Abdullah bin Amr mengisahkan:
“ Dahulu ada seorang pemuda datang menemui Rasulullah Shallallahu ‘Alaihi Wasallam. Dia hendak meminta izin kepada beliau untuk hijrah bersama rombongan ke Madinah. Namun pemuda tersebut pergi dari rumah tanpa restu dari orang tuanya. Dia pergi menemui Rasulullah Shallallahu ‘Alaihi Wasallam dalam keadaan orang tuanya menangis. Maka Rosulullah Shollallahu ‘Alaihi Wasallam berkata kepada pemuda itu: “Kembalilah engkau kepada kedua orang tuamu. Hiburlah keduanya hingga mereka tertawa sebagaimana engkau telah membuat keduanya menangis.”
Dikisahkan dari Abu Burdah bahwasanya beliau melihat seorang pria dari Yaman yang datang ke baitullah ketika musim haji.

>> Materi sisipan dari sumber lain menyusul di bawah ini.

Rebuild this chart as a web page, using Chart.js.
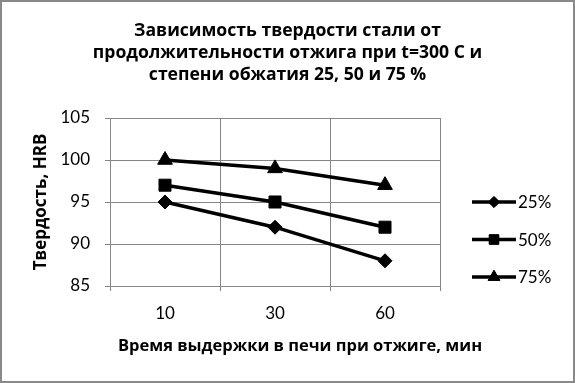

Pemuda tersebut menempuh perjalanan dari Yaman menuju Makkah dengan membawa ibunya yang sudah tua dan tidak mampu berjalan. Maka jadilah dia sebagai kendaraan tunggangan bagi ibunya. Penomena yang luar biasa dan pemandangan yang jarang terjadi. Dia berjalan melewati pegungungan pasir yang tandus dengan hitungan jarak yang sangat jauh dalam keadaan seperti itu. Keringat tubuh bercampur daki dan debu menjadi saksi atas kepatuhannya kepada sang ibu tercinta. Dia berharap agar Allah menjadikan amalan yang ia lakukan tersebut menjadi penebus atas semua jasa ibunya yang telah diberikan kepadanya.
Ketika setibanya mereka di baitullah iapun membawa ibunya thowaf di keliling ka’bah. Lalu pemuda itupun bertemu dengan sahabat Abdullah bin Umar. Diapun menghampiri Ibnu Umar kemudian berkata kepadanya: “Sesungguhnya aku bagaikan onta tunggangan bagi ibuku. Aku tidaklah pernah menjadikan khawatir ibuku sebagaimana onta. Maka menurut pendapatmu apakah aku sudah membalas semua jasa ibuku?”
Ibnu Umarpun menjawab: “Tidak. Bahkan apa yang engkau lakukan tersebut belumlah mampu menebus satu hela nafas ibumu di kala ia sedang melahirkanmu”
Maka apa yang bisa engkau simpulkan dari jawaban Abdullah ibnu Umar tersebut? Tentu angkau dapat membayangkan akan luhur dan tingginya kedudukan seorang ibu di sisi Allah Robbul ‘Izzah. Sehingga amalan yang berat dari sang pemuda itu ternyata belum sebanding dengan satu tarikan nafas ibunya yang mengejan saat melahirkannya.
Bagaimana tidak. Saat-saat melahirkan adalah perjuangan berat antara hidup dan mati. Seakan-akan maut hendak menyambar lalu merenggut nyawa. Keringat dingin membasahi sekujur tubuhnya yang pucat pasi. Jasad terasa seakan-akan terhimpit oleh reruntuhan gunung hingga ia tak mampu lagi berucap apa-apa. Dan tidak sedikit di antara mereka yang tak sangggup lagi menahan rasa sempit di dada. Nafas yang terengah-engah itu kemudian semakin melemah dan melemah. Genggaman erat tangannyapun kemudian terlepas dan terhempas. Gugur sebagai syahidah yang mulia.